Problem details: Only the lines starting at the one with "Rebuild this chart" and ending at the one with "const leftTicks = [0, 20, 40, 60, 80, 100];" should be copied, exactly and with both ends kept.

Saved data entries:

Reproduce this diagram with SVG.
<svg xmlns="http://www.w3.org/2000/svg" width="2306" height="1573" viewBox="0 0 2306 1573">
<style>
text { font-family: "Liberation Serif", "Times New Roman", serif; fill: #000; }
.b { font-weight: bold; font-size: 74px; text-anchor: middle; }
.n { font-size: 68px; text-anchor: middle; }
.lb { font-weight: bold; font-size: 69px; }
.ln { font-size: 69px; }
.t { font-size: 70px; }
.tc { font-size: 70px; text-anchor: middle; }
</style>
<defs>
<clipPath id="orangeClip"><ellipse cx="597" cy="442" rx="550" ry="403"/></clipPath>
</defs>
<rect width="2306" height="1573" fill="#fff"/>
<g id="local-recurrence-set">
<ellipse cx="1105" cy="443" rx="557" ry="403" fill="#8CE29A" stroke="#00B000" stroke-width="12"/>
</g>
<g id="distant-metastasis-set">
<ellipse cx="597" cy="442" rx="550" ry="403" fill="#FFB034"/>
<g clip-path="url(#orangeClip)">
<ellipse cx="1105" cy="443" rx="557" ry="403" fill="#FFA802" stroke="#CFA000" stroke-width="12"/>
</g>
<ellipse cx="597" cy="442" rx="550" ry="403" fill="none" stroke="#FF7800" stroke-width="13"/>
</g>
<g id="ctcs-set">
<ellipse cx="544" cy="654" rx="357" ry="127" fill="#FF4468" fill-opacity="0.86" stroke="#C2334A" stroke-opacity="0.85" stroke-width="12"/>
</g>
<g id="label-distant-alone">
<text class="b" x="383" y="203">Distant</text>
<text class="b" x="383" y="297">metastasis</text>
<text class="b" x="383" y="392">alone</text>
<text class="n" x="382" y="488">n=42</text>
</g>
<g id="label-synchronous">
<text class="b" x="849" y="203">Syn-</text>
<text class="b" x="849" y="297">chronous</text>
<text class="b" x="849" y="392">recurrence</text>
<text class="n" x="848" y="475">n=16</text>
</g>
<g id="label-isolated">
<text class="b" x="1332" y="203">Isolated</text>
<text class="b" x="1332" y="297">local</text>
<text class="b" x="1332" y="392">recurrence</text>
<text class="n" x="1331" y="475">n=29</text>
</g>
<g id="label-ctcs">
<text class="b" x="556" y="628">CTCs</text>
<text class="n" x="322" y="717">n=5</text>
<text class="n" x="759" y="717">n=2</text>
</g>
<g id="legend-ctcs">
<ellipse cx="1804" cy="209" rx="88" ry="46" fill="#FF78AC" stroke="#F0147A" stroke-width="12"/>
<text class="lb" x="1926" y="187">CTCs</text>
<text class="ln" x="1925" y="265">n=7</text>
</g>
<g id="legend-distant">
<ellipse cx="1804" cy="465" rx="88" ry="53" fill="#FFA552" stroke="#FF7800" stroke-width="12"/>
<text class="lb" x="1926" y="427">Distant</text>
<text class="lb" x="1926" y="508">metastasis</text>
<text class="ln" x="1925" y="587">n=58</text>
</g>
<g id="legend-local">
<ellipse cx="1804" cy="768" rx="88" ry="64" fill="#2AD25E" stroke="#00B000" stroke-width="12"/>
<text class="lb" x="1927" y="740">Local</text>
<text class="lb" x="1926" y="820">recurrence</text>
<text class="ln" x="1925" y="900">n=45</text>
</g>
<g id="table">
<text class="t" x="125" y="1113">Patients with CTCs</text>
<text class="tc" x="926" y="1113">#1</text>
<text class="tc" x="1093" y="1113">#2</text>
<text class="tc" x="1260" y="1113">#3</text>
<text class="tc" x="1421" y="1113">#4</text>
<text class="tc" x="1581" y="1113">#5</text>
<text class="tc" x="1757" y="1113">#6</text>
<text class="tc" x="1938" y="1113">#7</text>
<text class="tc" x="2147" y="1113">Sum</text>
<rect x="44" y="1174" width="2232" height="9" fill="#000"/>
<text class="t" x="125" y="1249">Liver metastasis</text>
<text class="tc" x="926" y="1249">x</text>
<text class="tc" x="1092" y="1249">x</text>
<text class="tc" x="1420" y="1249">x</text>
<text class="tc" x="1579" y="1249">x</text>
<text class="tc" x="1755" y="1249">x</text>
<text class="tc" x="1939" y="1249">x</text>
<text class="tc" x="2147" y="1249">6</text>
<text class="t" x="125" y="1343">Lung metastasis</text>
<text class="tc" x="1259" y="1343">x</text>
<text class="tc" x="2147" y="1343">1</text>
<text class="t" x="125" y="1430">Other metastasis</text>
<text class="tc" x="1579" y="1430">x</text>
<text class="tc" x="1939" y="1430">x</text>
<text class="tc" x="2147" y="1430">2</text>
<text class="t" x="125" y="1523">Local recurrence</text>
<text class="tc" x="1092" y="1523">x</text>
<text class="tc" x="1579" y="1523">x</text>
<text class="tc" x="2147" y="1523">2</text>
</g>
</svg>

--

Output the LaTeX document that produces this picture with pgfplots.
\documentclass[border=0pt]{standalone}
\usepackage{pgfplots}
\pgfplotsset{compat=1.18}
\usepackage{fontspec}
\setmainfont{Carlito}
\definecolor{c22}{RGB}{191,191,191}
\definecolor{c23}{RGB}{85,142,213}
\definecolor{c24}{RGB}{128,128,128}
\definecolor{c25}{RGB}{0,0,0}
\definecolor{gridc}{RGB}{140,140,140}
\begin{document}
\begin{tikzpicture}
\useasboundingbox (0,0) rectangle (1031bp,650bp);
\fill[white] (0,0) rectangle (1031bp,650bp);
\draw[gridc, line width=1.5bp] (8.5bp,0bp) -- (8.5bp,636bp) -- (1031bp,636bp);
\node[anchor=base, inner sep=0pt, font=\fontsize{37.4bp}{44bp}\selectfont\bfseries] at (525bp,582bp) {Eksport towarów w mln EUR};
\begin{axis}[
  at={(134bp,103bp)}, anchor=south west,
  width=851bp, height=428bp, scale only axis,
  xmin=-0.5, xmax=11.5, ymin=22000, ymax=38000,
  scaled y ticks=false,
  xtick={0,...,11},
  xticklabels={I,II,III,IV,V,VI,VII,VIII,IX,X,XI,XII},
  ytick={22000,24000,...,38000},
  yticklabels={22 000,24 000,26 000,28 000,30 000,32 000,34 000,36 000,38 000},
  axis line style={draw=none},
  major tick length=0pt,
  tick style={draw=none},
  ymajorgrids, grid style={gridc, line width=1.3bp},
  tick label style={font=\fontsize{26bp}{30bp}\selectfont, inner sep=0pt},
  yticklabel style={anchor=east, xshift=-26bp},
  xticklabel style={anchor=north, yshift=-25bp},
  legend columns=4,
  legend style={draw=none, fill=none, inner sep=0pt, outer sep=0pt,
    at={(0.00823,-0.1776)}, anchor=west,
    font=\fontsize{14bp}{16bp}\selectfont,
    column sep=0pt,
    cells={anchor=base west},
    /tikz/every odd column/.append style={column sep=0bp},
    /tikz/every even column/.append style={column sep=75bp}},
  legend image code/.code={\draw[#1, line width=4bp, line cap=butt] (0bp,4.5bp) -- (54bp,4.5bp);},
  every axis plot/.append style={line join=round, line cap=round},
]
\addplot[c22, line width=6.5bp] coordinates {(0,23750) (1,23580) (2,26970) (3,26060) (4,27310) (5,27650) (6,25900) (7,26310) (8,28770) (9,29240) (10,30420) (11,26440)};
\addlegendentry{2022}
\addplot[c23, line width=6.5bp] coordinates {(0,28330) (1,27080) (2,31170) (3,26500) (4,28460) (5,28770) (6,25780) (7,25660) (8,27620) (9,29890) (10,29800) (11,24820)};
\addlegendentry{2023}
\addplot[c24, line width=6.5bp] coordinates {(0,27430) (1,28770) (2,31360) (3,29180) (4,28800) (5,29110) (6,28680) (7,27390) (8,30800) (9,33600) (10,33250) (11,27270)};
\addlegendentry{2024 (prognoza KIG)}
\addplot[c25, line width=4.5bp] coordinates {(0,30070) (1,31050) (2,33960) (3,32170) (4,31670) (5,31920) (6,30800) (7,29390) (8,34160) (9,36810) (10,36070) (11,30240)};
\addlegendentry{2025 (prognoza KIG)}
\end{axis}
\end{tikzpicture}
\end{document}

==

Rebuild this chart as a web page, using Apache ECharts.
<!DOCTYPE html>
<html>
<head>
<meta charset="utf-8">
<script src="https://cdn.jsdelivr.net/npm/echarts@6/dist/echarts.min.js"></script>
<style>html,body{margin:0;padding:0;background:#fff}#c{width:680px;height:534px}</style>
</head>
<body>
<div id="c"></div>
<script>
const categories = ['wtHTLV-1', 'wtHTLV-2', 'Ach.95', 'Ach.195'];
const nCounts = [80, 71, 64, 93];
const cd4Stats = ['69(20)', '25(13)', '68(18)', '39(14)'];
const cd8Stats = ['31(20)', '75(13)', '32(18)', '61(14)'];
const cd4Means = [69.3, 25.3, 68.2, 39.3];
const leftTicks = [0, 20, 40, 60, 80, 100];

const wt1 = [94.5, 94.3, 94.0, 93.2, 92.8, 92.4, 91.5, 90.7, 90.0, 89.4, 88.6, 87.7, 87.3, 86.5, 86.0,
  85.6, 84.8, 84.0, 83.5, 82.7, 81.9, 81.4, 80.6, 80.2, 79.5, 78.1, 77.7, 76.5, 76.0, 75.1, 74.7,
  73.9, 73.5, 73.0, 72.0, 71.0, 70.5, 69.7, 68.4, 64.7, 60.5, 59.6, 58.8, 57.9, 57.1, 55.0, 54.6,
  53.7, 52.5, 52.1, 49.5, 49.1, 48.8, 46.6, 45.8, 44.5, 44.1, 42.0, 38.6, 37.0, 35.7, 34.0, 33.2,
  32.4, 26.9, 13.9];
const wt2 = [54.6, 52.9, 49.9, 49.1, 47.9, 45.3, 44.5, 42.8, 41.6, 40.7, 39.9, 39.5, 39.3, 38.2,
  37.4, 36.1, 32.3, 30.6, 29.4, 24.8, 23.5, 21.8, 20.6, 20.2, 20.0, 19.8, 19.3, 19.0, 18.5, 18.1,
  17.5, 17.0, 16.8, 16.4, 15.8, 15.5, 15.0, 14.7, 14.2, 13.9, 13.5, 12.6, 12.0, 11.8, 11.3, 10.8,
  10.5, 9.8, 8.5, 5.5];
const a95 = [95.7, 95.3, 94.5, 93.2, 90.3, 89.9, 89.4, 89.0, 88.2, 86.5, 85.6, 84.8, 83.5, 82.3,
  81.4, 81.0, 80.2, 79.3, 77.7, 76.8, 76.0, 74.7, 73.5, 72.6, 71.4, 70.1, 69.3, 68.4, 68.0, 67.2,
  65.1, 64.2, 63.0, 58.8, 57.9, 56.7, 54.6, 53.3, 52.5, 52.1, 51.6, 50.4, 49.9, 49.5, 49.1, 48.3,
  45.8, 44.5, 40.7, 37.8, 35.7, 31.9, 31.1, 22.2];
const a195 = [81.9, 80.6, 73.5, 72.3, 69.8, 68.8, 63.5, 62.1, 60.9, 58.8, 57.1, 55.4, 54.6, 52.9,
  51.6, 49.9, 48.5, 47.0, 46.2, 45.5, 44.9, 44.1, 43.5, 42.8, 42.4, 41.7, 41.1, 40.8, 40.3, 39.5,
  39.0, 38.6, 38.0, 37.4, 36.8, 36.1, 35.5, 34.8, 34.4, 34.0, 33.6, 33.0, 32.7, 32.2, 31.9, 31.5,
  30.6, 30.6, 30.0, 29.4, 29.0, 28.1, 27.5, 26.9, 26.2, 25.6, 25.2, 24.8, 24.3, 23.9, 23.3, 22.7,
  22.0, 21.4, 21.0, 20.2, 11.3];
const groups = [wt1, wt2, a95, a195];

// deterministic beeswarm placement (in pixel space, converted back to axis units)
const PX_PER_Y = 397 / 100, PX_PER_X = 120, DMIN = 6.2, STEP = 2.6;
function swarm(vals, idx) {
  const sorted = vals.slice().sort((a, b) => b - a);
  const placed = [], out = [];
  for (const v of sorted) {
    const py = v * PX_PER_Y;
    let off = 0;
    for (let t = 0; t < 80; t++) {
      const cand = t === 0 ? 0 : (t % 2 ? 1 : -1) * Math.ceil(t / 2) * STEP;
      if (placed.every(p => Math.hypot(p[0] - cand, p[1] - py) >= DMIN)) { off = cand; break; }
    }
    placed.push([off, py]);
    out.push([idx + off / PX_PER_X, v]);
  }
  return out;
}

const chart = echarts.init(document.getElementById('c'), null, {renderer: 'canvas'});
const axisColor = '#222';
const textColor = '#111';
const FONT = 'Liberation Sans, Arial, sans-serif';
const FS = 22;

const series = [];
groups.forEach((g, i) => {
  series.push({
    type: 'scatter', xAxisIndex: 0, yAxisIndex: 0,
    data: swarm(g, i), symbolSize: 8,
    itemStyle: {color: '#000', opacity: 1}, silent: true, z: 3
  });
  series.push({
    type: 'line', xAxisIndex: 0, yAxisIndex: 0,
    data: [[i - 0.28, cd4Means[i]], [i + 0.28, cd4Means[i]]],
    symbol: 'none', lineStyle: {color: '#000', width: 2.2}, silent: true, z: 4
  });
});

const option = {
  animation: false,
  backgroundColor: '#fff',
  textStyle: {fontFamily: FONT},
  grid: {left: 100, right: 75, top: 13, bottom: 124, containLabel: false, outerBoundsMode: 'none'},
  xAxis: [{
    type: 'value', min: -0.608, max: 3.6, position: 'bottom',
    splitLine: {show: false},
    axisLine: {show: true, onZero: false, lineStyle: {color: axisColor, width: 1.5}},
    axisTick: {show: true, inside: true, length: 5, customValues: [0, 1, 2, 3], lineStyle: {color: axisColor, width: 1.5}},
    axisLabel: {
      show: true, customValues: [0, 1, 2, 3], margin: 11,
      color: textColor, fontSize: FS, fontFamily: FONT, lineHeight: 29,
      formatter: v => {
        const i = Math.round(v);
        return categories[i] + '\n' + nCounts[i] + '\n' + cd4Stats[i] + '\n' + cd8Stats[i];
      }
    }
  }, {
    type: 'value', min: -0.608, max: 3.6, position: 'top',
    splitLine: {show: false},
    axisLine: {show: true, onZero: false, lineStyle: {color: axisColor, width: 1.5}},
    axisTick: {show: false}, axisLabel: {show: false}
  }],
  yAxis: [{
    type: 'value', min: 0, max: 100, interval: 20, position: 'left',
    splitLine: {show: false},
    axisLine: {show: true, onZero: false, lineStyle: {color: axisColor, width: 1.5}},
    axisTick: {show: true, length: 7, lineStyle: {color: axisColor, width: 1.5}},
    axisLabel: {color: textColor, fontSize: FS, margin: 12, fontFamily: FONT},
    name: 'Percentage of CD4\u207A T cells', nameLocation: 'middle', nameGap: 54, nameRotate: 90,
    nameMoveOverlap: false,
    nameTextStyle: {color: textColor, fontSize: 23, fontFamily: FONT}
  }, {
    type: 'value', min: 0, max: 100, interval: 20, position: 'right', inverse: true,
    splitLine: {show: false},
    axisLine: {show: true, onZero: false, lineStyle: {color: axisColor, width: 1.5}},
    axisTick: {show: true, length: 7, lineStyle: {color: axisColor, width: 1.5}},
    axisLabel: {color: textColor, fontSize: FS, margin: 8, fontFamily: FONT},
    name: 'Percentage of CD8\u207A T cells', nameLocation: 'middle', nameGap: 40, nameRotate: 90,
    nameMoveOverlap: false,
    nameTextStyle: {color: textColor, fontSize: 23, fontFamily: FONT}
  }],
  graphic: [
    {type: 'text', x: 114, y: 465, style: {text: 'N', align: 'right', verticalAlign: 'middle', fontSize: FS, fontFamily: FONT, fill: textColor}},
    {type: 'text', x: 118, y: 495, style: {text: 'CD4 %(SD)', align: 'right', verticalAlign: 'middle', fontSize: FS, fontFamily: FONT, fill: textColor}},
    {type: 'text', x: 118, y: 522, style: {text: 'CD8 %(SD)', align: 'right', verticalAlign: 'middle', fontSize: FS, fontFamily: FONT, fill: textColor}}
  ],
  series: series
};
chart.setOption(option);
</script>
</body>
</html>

Solution to the problem:
Rebuild this chart as a web page, using Apache ECharts.
<!DOCTYPE html>
<html>
<head>
<meta charset="utf-8">
<script src="https://cdn.jsdelivr.net/npm/echarts@6/dist/echarts.min.js"></script>
<style>html,body{margin:0;padding:0;background:#fff}#c{width:680px;height:534px}</style>
</head>
<body>
<div id="c"></div>
<script>
const categories = ['wtHTLV-1', 'wtHTLV-2', 'Ach.95', 'Ach.195'];
const nCounts = [80, 71, 64, 93];
const cd4Stats = ['69(20)', '25(13)', '68(18)', '39(14)'];
const cd8Stats = ['31(20)', '75(13)', '32(18)', '61(14)'];
const cd4Means = [69.3, 25.3, 68.2, 39.3];
const leftTicks = [0, 20, 40, 60, 80, 100];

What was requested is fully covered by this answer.